**Dataset extract:**
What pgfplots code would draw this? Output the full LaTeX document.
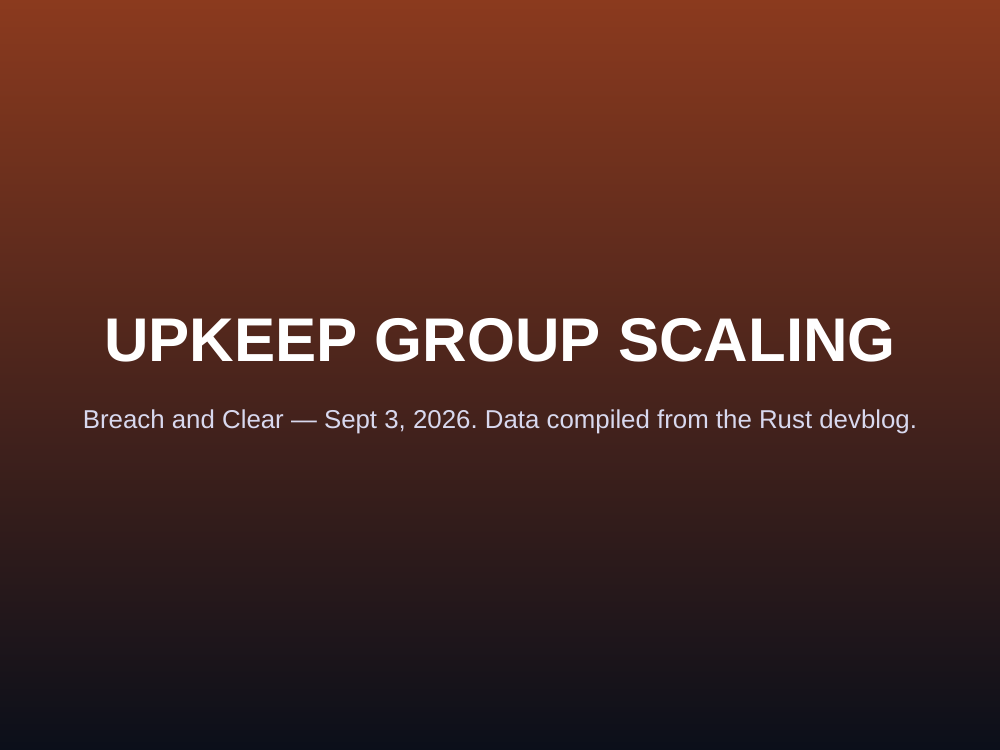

==

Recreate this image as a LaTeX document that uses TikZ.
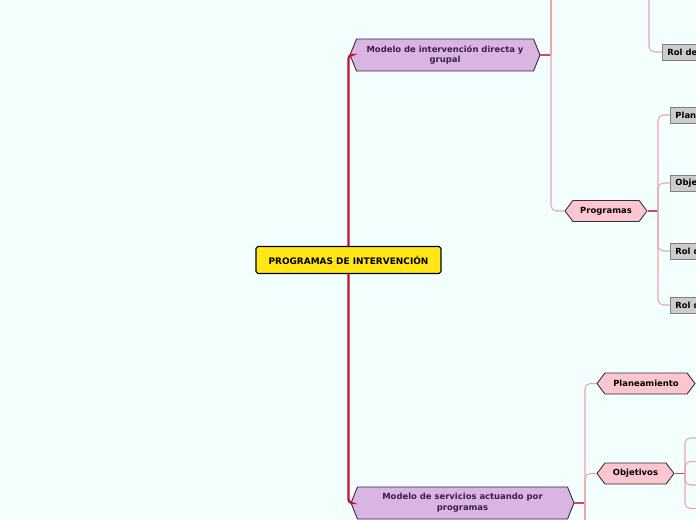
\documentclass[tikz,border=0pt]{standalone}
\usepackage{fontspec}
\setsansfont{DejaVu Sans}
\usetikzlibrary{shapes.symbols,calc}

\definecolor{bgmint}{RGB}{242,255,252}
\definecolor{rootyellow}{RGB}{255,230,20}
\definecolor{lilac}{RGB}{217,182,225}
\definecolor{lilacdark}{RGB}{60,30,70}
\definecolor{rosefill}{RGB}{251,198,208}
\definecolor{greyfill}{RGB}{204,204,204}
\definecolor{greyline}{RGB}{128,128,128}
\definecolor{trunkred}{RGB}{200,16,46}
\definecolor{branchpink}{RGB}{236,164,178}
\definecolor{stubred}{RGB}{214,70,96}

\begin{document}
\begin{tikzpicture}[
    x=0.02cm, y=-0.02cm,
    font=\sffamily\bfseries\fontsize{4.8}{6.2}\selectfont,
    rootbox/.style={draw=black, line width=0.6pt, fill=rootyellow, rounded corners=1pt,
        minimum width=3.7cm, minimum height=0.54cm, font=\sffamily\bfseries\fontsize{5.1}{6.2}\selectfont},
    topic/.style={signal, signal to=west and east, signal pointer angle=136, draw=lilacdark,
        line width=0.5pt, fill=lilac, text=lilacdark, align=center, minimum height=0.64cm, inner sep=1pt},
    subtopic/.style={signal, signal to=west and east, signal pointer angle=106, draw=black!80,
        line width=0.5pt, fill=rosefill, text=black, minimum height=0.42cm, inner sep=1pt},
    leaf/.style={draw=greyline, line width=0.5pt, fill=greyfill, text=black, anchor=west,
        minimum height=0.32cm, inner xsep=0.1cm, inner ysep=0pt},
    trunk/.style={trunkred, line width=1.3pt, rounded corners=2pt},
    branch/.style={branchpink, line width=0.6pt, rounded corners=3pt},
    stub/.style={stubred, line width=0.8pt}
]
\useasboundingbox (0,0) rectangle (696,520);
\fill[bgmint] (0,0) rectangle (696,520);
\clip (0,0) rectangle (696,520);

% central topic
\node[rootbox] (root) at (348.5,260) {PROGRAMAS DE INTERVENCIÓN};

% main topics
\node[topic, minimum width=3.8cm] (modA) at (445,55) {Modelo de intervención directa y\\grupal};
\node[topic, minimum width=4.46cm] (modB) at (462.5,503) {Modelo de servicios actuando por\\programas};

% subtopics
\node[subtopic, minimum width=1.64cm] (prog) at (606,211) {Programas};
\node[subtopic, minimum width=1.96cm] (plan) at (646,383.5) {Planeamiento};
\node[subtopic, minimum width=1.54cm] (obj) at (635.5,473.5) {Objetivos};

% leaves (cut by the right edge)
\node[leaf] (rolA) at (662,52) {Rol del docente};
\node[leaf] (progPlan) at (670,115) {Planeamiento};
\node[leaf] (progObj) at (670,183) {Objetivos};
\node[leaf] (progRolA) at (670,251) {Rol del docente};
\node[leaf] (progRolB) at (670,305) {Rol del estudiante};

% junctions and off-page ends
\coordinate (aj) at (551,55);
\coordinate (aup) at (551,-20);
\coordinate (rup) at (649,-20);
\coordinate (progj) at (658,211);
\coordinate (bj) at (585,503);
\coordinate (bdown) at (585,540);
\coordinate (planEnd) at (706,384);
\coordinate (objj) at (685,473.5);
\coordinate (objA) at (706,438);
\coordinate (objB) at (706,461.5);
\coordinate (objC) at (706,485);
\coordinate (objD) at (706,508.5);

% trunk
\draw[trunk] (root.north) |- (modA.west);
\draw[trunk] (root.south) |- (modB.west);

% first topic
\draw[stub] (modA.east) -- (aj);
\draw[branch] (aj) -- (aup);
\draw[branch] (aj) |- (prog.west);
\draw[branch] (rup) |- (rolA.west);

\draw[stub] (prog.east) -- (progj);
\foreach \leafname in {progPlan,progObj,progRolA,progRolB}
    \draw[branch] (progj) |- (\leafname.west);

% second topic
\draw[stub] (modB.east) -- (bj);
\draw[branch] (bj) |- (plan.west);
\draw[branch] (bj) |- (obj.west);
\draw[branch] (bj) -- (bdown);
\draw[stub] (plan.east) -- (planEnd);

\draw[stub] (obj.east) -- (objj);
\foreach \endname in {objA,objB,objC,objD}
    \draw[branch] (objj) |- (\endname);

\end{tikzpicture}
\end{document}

**Requirements:** Copy and report every line where the word "LaTeX" is present.

**Exercise response:**
What pgfplots code would draw this? Output the full LaTeX document.
Recreate this image as a LaTeX document that uses TikZ.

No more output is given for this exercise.